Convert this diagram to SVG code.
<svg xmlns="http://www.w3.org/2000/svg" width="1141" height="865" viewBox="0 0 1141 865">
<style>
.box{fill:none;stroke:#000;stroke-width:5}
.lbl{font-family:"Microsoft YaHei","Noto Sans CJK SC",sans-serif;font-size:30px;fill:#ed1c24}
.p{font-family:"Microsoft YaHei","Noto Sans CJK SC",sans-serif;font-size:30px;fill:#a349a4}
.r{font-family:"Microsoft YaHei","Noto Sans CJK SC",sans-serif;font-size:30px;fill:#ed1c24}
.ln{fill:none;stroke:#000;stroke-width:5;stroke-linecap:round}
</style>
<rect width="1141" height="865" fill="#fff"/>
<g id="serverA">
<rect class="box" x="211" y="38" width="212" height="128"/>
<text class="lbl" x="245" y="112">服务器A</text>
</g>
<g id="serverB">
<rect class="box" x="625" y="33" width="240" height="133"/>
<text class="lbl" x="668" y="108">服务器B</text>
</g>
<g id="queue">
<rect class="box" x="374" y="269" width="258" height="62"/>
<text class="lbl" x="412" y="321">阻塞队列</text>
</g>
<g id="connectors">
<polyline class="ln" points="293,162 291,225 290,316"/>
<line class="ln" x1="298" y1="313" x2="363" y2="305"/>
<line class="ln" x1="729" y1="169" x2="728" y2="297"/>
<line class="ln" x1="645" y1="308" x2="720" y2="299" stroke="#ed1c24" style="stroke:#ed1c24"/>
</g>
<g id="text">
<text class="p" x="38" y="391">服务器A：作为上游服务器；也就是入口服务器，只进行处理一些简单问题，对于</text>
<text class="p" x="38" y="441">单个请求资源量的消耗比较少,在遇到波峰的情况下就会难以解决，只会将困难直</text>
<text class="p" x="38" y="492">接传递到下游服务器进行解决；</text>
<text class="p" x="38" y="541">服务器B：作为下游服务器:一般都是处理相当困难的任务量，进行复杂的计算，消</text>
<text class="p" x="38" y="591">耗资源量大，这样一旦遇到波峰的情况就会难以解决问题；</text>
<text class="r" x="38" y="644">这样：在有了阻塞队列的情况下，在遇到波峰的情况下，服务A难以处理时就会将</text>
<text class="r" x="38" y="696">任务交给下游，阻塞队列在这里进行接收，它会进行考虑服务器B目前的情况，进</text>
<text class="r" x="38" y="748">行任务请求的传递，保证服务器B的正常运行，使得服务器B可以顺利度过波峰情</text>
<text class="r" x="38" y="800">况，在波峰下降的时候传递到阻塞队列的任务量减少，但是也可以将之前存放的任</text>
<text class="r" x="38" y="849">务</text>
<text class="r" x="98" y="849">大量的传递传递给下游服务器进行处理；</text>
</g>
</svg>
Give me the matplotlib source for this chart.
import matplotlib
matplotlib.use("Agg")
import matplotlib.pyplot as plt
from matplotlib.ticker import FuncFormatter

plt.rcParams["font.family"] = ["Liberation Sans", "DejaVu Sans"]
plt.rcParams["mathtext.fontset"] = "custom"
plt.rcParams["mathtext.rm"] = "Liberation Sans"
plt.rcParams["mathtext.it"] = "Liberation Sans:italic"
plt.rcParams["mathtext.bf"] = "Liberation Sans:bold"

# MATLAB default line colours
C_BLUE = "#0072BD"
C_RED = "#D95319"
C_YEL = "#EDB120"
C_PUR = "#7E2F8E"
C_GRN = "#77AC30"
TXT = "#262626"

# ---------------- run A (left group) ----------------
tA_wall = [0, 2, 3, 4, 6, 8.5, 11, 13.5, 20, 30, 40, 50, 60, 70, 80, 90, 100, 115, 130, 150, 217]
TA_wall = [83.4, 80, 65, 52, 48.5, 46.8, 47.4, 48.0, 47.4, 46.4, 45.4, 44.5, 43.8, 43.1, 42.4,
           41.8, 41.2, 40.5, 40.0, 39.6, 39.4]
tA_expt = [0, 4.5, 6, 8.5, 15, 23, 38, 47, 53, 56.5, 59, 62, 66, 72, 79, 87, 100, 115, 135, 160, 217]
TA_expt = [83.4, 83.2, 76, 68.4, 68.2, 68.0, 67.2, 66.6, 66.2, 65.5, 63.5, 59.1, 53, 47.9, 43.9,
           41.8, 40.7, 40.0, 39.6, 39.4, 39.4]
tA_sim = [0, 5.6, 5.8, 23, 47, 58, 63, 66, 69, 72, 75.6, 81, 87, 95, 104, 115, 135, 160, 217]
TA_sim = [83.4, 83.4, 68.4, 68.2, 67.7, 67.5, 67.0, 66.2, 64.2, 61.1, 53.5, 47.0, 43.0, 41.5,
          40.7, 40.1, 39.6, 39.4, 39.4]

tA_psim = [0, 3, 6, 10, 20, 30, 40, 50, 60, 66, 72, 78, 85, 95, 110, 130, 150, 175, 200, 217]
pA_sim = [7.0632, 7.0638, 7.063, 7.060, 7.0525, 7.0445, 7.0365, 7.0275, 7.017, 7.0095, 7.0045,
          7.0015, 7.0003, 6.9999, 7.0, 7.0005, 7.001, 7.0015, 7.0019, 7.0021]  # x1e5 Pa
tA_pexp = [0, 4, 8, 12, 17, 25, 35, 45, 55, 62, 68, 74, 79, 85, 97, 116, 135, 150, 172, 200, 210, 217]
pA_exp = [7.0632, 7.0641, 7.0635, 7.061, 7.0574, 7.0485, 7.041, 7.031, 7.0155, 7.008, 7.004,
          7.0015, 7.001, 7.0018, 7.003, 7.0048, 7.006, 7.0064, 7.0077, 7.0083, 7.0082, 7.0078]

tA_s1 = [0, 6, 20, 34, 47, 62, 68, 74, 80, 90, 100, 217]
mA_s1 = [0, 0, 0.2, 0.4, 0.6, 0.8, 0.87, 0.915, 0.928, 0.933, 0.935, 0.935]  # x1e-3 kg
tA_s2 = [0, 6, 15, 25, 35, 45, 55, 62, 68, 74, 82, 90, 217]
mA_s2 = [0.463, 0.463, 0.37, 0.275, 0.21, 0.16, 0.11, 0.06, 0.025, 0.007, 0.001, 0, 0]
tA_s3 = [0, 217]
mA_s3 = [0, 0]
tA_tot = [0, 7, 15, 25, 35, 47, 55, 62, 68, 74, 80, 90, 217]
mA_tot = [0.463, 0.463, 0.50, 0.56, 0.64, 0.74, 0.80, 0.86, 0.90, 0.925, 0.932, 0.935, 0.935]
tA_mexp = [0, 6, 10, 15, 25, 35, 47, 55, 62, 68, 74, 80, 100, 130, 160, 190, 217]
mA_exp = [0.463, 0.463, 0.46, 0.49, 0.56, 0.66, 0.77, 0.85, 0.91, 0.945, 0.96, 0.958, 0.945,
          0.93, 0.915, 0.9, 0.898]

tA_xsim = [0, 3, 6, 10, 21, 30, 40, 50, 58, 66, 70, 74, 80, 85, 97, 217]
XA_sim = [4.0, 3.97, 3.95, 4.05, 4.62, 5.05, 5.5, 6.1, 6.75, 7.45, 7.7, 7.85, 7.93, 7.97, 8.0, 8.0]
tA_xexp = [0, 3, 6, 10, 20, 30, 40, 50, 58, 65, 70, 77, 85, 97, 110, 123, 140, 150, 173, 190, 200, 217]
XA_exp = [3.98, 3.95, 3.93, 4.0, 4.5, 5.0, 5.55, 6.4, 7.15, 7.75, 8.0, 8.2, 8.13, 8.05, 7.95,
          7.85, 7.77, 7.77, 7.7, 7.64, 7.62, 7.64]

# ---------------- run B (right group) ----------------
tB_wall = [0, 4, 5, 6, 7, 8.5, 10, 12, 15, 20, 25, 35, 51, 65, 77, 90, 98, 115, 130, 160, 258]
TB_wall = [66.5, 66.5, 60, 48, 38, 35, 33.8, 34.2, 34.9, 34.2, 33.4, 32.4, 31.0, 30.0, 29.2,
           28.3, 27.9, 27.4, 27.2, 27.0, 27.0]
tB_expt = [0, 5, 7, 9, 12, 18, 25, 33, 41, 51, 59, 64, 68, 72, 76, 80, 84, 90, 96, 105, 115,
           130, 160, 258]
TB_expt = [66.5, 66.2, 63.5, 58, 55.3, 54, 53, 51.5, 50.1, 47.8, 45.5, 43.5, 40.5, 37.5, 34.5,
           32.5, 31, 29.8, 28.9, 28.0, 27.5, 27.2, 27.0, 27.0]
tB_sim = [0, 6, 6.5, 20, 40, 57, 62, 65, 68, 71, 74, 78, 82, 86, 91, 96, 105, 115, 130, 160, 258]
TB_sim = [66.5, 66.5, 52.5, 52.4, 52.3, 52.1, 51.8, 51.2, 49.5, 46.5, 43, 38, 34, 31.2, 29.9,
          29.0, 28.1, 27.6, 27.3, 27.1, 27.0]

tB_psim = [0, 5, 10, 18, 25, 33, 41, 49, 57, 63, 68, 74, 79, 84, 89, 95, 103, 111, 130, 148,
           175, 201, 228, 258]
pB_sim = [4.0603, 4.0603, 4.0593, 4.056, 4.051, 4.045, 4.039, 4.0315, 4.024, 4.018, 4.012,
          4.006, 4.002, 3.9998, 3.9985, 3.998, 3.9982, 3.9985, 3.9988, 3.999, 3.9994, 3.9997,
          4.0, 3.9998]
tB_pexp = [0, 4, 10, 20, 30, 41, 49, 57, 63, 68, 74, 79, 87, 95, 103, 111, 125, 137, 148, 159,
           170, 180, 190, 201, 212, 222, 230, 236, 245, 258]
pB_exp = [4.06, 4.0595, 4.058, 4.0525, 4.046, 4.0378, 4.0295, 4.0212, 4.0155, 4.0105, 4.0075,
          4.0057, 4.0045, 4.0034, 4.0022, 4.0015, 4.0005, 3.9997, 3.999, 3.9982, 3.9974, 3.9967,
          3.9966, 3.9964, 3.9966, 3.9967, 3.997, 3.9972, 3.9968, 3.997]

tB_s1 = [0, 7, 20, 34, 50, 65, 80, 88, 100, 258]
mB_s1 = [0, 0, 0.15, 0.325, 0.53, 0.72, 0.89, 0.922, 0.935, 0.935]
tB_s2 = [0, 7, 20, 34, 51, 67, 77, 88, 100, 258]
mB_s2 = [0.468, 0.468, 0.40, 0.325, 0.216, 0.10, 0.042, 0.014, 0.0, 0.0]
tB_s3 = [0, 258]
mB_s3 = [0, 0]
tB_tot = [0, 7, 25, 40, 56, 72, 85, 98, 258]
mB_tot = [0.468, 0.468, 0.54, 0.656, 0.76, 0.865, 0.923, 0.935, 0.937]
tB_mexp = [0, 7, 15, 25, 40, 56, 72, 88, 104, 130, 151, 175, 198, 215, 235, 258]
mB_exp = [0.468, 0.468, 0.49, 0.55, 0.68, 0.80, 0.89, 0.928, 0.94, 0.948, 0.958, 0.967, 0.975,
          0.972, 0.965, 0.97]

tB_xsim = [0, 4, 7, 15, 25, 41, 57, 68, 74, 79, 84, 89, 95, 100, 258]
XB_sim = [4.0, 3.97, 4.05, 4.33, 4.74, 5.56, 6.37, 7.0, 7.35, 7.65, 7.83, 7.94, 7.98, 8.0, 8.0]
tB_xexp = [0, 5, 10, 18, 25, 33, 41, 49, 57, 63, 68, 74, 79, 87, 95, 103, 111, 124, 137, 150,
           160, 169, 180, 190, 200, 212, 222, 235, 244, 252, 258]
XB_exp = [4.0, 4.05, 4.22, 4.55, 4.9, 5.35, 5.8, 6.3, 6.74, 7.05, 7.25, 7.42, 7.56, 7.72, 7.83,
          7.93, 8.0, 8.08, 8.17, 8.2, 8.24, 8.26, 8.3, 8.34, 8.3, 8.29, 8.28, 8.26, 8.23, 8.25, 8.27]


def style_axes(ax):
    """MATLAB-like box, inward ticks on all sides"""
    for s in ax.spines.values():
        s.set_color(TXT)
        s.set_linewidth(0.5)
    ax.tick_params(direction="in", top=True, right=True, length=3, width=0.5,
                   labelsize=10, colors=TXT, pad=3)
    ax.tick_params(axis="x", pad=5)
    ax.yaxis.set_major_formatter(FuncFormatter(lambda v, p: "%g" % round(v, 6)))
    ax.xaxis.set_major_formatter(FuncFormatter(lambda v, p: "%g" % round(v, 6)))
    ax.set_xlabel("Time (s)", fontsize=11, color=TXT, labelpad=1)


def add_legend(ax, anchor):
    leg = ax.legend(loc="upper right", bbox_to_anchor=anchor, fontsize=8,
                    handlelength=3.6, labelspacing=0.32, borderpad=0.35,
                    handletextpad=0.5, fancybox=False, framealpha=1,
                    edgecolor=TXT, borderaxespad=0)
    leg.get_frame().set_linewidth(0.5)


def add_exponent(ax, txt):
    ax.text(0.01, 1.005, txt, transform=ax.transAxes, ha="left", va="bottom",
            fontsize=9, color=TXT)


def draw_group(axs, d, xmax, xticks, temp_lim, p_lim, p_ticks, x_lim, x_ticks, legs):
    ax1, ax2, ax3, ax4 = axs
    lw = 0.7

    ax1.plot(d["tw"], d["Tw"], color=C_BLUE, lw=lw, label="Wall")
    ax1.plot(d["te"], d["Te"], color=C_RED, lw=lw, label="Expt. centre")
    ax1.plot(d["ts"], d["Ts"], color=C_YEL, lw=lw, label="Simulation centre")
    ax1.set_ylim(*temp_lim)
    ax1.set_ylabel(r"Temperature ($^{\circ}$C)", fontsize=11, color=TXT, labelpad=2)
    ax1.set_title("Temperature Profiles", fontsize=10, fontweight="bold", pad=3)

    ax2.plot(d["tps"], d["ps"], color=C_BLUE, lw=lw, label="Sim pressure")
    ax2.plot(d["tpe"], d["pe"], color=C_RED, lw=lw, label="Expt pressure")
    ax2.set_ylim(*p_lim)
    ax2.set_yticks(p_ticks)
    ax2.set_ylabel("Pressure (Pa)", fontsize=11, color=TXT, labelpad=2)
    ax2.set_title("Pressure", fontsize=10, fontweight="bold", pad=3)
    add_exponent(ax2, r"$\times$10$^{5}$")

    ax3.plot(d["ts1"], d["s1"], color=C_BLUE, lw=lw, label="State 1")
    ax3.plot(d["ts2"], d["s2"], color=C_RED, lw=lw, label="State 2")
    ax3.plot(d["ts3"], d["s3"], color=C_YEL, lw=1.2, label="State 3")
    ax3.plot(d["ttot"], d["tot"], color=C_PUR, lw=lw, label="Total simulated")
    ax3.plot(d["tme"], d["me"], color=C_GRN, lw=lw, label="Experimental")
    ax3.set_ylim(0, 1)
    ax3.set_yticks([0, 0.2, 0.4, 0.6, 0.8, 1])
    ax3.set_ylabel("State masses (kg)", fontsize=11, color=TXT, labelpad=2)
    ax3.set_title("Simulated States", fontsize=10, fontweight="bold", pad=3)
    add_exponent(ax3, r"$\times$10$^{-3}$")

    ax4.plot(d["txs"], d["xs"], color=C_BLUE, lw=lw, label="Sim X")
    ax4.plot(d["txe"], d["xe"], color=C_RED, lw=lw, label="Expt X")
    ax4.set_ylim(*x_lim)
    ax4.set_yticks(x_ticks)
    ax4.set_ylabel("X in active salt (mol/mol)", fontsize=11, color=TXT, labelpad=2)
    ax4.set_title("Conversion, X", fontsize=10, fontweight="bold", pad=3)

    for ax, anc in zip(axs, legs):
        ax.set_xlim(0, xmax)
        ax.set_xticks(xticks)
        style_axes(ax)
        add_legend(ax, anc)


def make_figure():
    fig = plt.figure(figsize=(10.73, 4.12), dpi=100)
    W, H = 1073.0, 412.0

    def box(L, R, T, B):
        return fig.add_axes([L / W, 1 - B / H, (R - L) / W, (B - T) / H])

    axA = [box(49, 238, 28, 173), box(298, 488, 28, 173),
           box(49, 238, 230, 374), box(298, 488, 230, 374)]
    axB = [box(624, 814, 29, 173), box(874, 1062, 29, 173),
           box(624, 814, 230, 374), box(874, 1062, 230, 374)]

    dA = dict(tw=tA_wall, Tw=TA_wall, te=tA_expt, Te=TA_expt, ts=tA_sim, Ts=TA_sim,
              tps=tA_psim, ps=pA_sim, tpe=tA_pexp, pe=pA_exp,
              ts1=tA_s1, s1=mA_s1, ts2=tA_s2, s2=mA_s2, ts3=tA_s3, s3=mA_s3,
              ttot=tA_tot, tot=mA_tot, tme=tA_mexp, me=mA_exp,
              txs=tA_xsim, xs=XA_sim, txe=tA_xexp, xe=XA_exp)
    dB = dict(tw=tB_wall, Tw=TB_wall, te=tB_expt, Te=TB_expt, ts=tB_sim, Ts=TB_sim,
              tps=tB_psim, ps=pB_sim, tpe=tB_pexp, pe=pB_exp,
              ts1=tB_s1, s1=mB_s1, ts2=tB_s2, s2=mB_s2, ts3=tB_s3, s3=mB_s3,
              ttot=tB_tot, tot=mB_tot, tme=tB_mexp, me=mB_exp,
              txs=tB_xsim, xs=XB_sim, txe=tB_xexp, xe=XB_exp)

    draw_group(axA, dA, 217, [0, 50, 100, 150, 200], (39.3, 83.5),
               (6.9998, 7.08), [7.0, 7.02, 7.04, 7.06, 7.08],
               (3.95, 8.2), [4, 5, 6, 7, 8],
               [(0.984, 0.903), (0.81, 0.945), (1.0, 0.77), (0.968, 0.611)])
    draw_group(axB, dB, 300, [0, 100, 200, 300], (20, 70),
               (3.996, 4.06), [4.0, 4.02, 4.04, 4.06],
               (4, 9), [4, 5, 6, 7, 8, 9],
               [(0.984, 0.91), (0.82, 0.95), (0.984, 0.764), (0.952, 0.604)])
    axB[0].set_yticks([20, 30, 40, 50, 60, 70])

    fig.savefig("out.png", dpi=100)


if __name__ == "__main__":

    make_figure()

◆ ◆ ◆ ◆ ◆

■ **YOUR OBJECTIVE**:
Repeat, exactly and only, the lines from the beginning of the material through the line that contains "from matplotlib.ticker import FuncFormatter".

■ **THE COMPLETED TASK**:
Convert this diagram to SVG code.
<svg xmlns="http://www.w3.org/2000/svg" width="1141" height="865" viewBox="0 0 1141 865">
<style>
.box{fill:none;stroke:#000;stroke-width:5}
.lbl{font-family:"Microsoft YaHei","Noto Sans CJK SC",sans-serif;font-size:30px;fill:#ed1c24}
.p{font-family:"Microsoft YaHei","Noto Sans CJK SC",sans-serif;font-size:30px;fill:#a349a4}
.r{font-family:"Microsoft YaHei","Noto Sans CJK SC",sans-serif;font-size:30px;fill:#ed1c24}
.ln{fill:none;stroke:#000;stroke-width:5;stroke-linecap:round}
</style>
<rect width="1141" height="865" fill="#fff"/>
<g id="serverA">
<rect class="box" x="211" y="38" width="212" height="128"/>
<text class="lbl" x="245" y="112">服务器A</text>
</g>
<g id="serverB">
<rect class="box" x="625" y="33" width="240" height="133"/>
<text class="lbl" x="668" y="108">服务器B</text>
</g>
<g id="queue">
<rect class="box" x="374" y="269" width="258" height="62"/>
<text class="lbl" x="412" y="321">阻塞队列</text>
</g>
<g id="connectors">
<polyline class="ln" points="293,162 291,225 290,316"/>
<line class="ln" x1="298" y1="313" x2="363" y2="305"/>
<line class="ln" x1="729" y1="169" x2="728" y2="297"/>
<line class="ln" x1="645" y1="308" x2="720" y2="299" stroke="#ed1c24" style="stroke:#ed1c24"/>
</g>
<g id="text">
<text class="p" x="38" y="391">服务器A：作为上游服务器；也就是入口服务器，只进行处理一些简单问题，对于</text>
<text class="p" x="38" y="441">单个请求资源量的消耗比较少,在遇到波峰的情况下就会难以解决，只会将困难直</text>
<text class="p" x="38" y="492">接传递到下游服务器进行解决；</text>
<text class="p" x="38" y="541">服务器B：作为下游服务器:一般都是处理相当困难的任务量，进行复杂的计算，消</text>
<text class="p" x="38" y="591">耗资源量大，这样一旦遇到波峰的情况就会难以解决问题；</text>
<text class="r" x="38" y="644">这样：在有了阻塞队列的情况下，在遇到波峰的情况下，服务A难以处理时就会将</text>
<text class="r" x="38" y="696">任务交给下游，阻塞队列在这里进行接收，它会进行考虑服务器B目前的情况，进</text>
<text class="r" x="38" y="748">行任务请求的传递，保证服务器B的正常运行，使得服务器B可以顺利度过波峰情</text>
<text class="r" x="38" y="800">况，在波峰下降的时候传递到阻塞队列的任务量减少，但是也可以将之前存放的任</text>
<text class="r" x="38" y="849">务</text>
<text class="r" x="98" y="849">大量的传递传递给下游服务器进行处理；</text>
</g>
</svg>
Give me the matplotlib source for this chart.
import matplotlib
matplotlib.use("Agg")
import matplotlib.pyplot as plt
from matplotlib.ticker import FuncFormatter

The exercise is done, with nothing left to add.